Работающие матери, взращивающие новые поколения на пересечении парадигм детоцентризма и глобального капитализма, часто сталкиваются с дискриминирующим суждением: «Для чего нужны дети, если за ними присматривают няни или другие люди?» В ситуации, когда, с одной стороны, культура не изобилует позитивными женскими образами, не связанными с материнством, а с другой стороны, необходимость зарабатывать является безоговорочным условием жизни, эта риторика, не предлагая решения проблемы, лишь внушает современницам чувство вины за несоответствие воображаемому стандарту «хорошей матери».
Культура интенсивного материнства формирует идею детского благополучия, возможного только при неотлучном присутствии матери. При этом известно, что не все западные матери середины прошлого века, оставаясь дома, испытывали удовлетворение, равно как и не все дети, выросшие в этот период, вспоминают о своем детстве с теплотой[280]. Получившая престижные мировые награды кинодрама «Прислуга» (2011) может многое об этом рассказать. Повествуя о движении за гражданские права чернокожих жителей США в 1960-е годы, фильм репрезентирует судьбы черных служанок, воспитывающих белых детей «Степфордских жен». Картина развенчивает идеализированное представление о «счастливых семьях» из зажиточного американского пригорода, показывая, что в этой среде материнский труд, часто неравномерно, разделялся с прислугой, чья роль в поддержании семейной структуры традиционно недооценивается.
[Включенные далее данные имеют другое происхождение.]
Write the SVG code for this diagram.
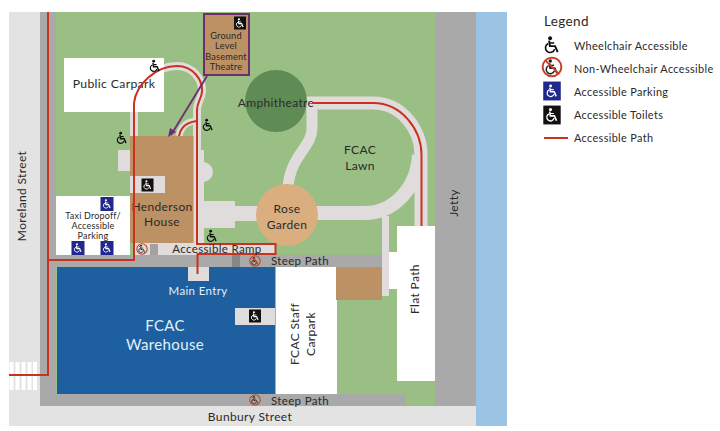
<svg xmlns="http://www.w3.org/2000/svg" width="720" height="431" viewBox="0 0 720 431">
<style>
text{font-family:"Lato","Liberation Sans",sans-serif;fill:#2a2a2a;text-anchor:middle;letter-spacing:.35px}
.s{font-size:12px}.xs{font-size:9px;letter-spacing:.2px}.l{font-size:10.900px;text-anchor:start}
.w{fill:#e1f0fa}
.lp{fill:none;stroke:#e0dcdc}
.r{fill:none;stroke:#c8321e;stroke-width:2}
.g{fill:#a9a9a9}.br{fill:#bc9164}.wh{fill:#fff}.pv{fill:#e0dcdc}
</style>
<defs>
<symbol id="chair" viewBox="0 0 24 24">
<circle cx="9.500" cy="3" r="2.600"/>
<path d="M8.200 6.200L9.200 13.500H16L19.500 21.500" fill="none" stroke="currentColor" stroke-width="2.600"/>
<path d="M9 9.500H15" stroke="currentColor" stroke-width="2"/>
<path d="M7 10A6.200 6.200 0 1 0 15.500 17.500" fill="none" stroke="currentColor" stroke-width="2.200"/>
</symbol>
<g id="ic-plain" color="#111" fill="#111"><use href="#chair" x="-6.500" y="-7" width="13" height="14"/></g>
<g id="ic-park" color="#fff" fill="#fff"><rect x="-6.500" y="-7" width="13" height="14" fill="#20288c"/><use href="#chair" x="-5" y="-6" width="10" height="12"/></g>
<g id="ic-toilet" color="#fff" fill="#fff"><rect x="-6" y="-6.500" width="12" height="13" fill="#111"/><use href="#chair" x="-5" y="-5.500" width="10" height="11"/></g>
<g id="ic-no" color="#222" fill="#222"><use href="#chair" x="-4.500" y="-5" width="9" height="10"/><circle r="5.200" fill="none" stroke="#c8402a" stroke-width="1.100"/><path d="M-3.600 -3.600L3.600 3.600" stroke="#c8402a" stroke-width="1"/></g>
</defs>

<g id="ground">
<rect x="9" y="12" width="467" height="414" fill="#e3e3e3"/>
<rect x="476" y="12" width="31" height="414" fill="#9bc3e3"/>
<rect x="40" y="12" width="436" height="394" class="g"/>
<rect x="56" y="12" width="379" height="394" fill="#99bf85"/>
<rect x="40" y="394" width="365" height="12" class="g"/>
<rect x="40" y="255" width="342" height="12" class="g"/>
<rect x="9" y="362" width="27" height="28" fill="#e3e3e3"/>
<path d="M11.500 362V390M17.500 362V390M23.500 362V390M29.500 362V390M35 362V390" stroke="#fff" stroke-width="4"/>
</g>

<g id="paths">
<path class="lp" stroke-width="8" d="M134 136V103C136 85 155 66 177 66C193 66 203 80 202 92C201 100 197 102 197 110V244"/>
<path class="lp" stroke-width="7" d="M179 136C181 126 188 121 197 121"/>
<circle cx="203" cy="172" r="10" class="pv"/>
<rect x="193" y="150" width="11" height="94" class="pv"/>
<rect x="203" y="201" width="32" height="27" class="pv"/>
<rect x="235" y="206" width="24" height="15" class="pv"/>
<rect x="118" y="150" width="14" height="21" class="pv"/>
<path class="lp" stroke-width="13" d="M305 103H373C402 103 421 130 421 155V228"/>
<path class="lp" stroke-width="11" d="M312 107V128C312 148 290 155 288 188"/>
<path class="lp" stroke-width="14" d="M315 213H365C392 213 417 190 419 155"/>
<rect x="382" y="216" width="7" height="80" class="pv"/>
<rect x="134" y="243" width="141" height="12" class="pv"/>
</g>

<g id="amphitheatre"><circle cx="276" cy="101" r="31" fill="#5f8b55"/><text class="s" x="276" y="107">Amphitheatre</text></g>
<g id="rose-garden"><circle cx="287" cy="215" r="31" fill="#dbae7f"/><text class="s" x="287" y="213">Rose</text><text class="s" x="287" y="229">Garden</text></g>
<g id="public-carpark"><rect x="64" y="58" width="100" height="54" class="wh"/><text x="114" y="88" style="font-size:12.200px">Public Carpark</text></g>
<g id="taxi"><rect x="56" y="196" width="74" height="59" class="wh"/><text class="xs" x="93" y="219">Taxi Dropoff/</text><text class="xs" x="93" y="229">Accessible</text><text class="xs" x="93" y="239">Parking</text></g>
<g id="henderson-house"><rect x="130" y="136" width="63.500" height="107" class="br"/><rect x="130" y="176" width="35" height="17" class="pv"/><text x="162" y="211" style="font-size:12px">Henderson</text><text x="162" y="226" style="font-size:12px">House</text></g>
<g id="warehouse"><rect x="57" y="267" width="218" height="127" fill="#1d5f9f"/><rect x="188" y="267" width="21" height="14" class="pv"/><rect x="235" y="308" width="40" height="17" class="pv"/>
<text class="w" x="198" y="295" style="font-size:11.500px">Main Entry</text><text class="w" x="165" y="331" style="font-size:15px">FCAC</text><text class="w" x="165" y="350" style="font-size:15px">Warehouse</text></g>
<g id="staff-carpark"><rect x="276" y="267" width="61" height="127" class="wh"/><text class="s" transform="translate(299 334) rotate(-90)">FCAC Staff</text><text class="s" transform="translate(315 334) rotate(-90)">Carpark</text></g>
<g id="brown-block"><rect x="336" y="267" width="46" height="33" class="br"/></g>
<g id="flat-path"><rect x="397" y="226" width="38" height="155" class="wh"/><rect x="389" y="252" width="9" height="37" class="wh"/><text class="s" transform="translate(419 289) rotate(-90)">Flat Path</text></g>
<g id="stairs" stroke="#666" stroke-width="1"><path d="M151 244V255M153 244V255M155 244V255M157 244V255M233 255V267M235 255V267M237 255V267M239 255V267"/></g>

<g id="connectors">
<path class="r" d="M9 375H48V12"/>
<path class="r" d="M48 260H134V103C136 85 155 66 177 66C193 66 203 80 202 92C201 100 197 102 197 110V244H275.500V254H197.500V274"/>
<path class="r" d="M179 136C181 126 188 122 197 121"/>
<path class="r" d="M312 103H373C402 103 421.500 130 421.500 155V226"/>
</g>

<g id="theatre"><rect x="204" y="14" width="45" height="61" class="br" stroke="#6e2d6e" stroke-width="2"/>
<text class="xs" x="226" y="39" style="font-size:9.200px">Ground</text><text class="xs" x="226" y="49" style="font-size:9.200px">Level</text><text class="xs" x="226" y="60" style="font-size:9.200px">Basement</text><text class="xs" x="226" y="70" style="font-size:9.200px">Theatre</text>
<path d="M207 76L171 135" stroke="#6e2d6e" stroke-width="1.800" fill="none"/><path d="M168 137L170 128L176 132Z" fill="#6e2d6e"/></g>

<g id="icons">
<use href="#ic-toilet" x="240" y="23"/><use href="#ic-toilet" x="147.500" y="185"/><use href="#ic-toilet" x="255" y="316"/>
<use href="#ic-plain" x="155" y="66"/><use href="#ic-plain" x="122" y="138"/><use href="#ic-plain" x="208" y="125"/><use href="#ic-plain" x="212" y="236"/>
<use href="#ic-park" x="107" y="204"/><use href="#ic-park" x="78" y="248"/><use href="#ic-park" x="107" y="248"/>
<use href="#ic-no" x="142" y="249"/><use href="#ic-no" x="255" y="261"/><use href="#ic-no" x="255" y="400"/>
</g>

<g id="labels">
<text class="s" transform="translate(26 196) rotate(-90)">Moreland Street</text>
<text class="s" x="360" y="154">FCAC</text><text class="s" x="360" y="170">Lawn</text>
<text x="217" y="253" style="font-size:11.500px">Accessible Ramp</text>
<text x="300" y="265" style="font-size:11.500px">Steep Path</text>
<text x="300" y="405" style="font-size:11.500px">Steep Path</text>
<text class="s" x="250" y="421">Bunbury Street</text>
<text class="s" transform="translate(458 203) rotate(-90)">Jetty</text>
</g>

<g id="legend">
<text x="544" y="26" style="font-size:13.500px;text-anchor:start">Legend</text>
<use href="#ic-plain" transform="translate(552 45) scale(1.400)"/><text class="l" x="574" y="50">Wheelchair Accessible</text>
<use href="#ic-no" transform="translate(552 67) scale(1.800)"/><text class="l" x="574" y="73">Non-Wheelchair Accessible</text>
<use href="#ic-park" transform="translate(552 91) scale(1.350)"/><text class="l" x="574" y="96">Accessible Parking</text>
<use href="#ic-toilet" transform="translate(552 115) scale(1.450)"/><text class="l" x="574" y="119">Accessible Toilets</text>
<path class="r" d="M544 138H568"/><text class="l" x="574" y="142">Accessible Path</text>
</g>
</svg>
С точки зрения популярных тезисов фрейдовского психоанализа, сильнейшее влияние на формирование личности оказывается матерью и отцом. Однако выросшая из этих посылок презумпция важности именно материнской заботы в первые годы жизни ребенка не включает в поле зрения того обстоятельства, что в разных обществах первичная опека осуществляется не обязательно матерями.
Элизабет Р. Мур и Александр Эткинд в работе «Утомленные солнцем, унесенные ветром: суррогатное материнство в двух культурах» сравниваются институт российских нянек и американских мамушекэпохи крепостничества и рабства[281]. Авторы показывают, что именно в тех обществах, где существовали наиболее острые классовые различия, ранняя социализация господских детей доверялась угнетенным женщинам. В статье говорится о том, что для представителей/льниц элиты того времени первостепенное значение имело наследование аристократического статуса, точно соответствовавшего родительскому, — педагогического влияния нянь из низших сословий на своих чад они не опасались. То есть пример доиндустриальных России и Америки опровергает тезис о передаче культурных традиций в раннем возрасте и подтверждает идею о том, что подростковое формирование, связанное с процессом образования, оказывает на личность не менее важное влияние.
Мур и Эткинд объясняют, что за функции, которые в теории классического психоанализа выполняются мамами, в исследуемых обществах отвечали няни и мамушки. В некоторых семьях дети видели своих родителей всего несколько раз в жизни — подросших мальчиков и девочек няни передавали под крыло «дядек» и гувернанток. Следовательно, психоаналитические положения применимы как минимум не ко всем контекстам и не дают инструментов для объяснения того, что происходило с целыми поколениями, воспитанными служанками, сексуально не связанными с отцами. Ученые приводят определение расширенного круга заботы о детях как «диффузии» материнства, данное Эриком Эриксоном, который считал, что целый репертуар суррогатных образов — нянь, бабушек, сиделок, предохраняя ребенка от «исключительной материнской фиксации», делает мир более надежным домом. Материнство в этом случае не зависит от уязвимых человеческих отношений, оно разлито в самой атмосфере. С другой стороны, в ситуации, когда материнство не индивидуализировано, отцовство сохраняет за собой лишь символическое значение.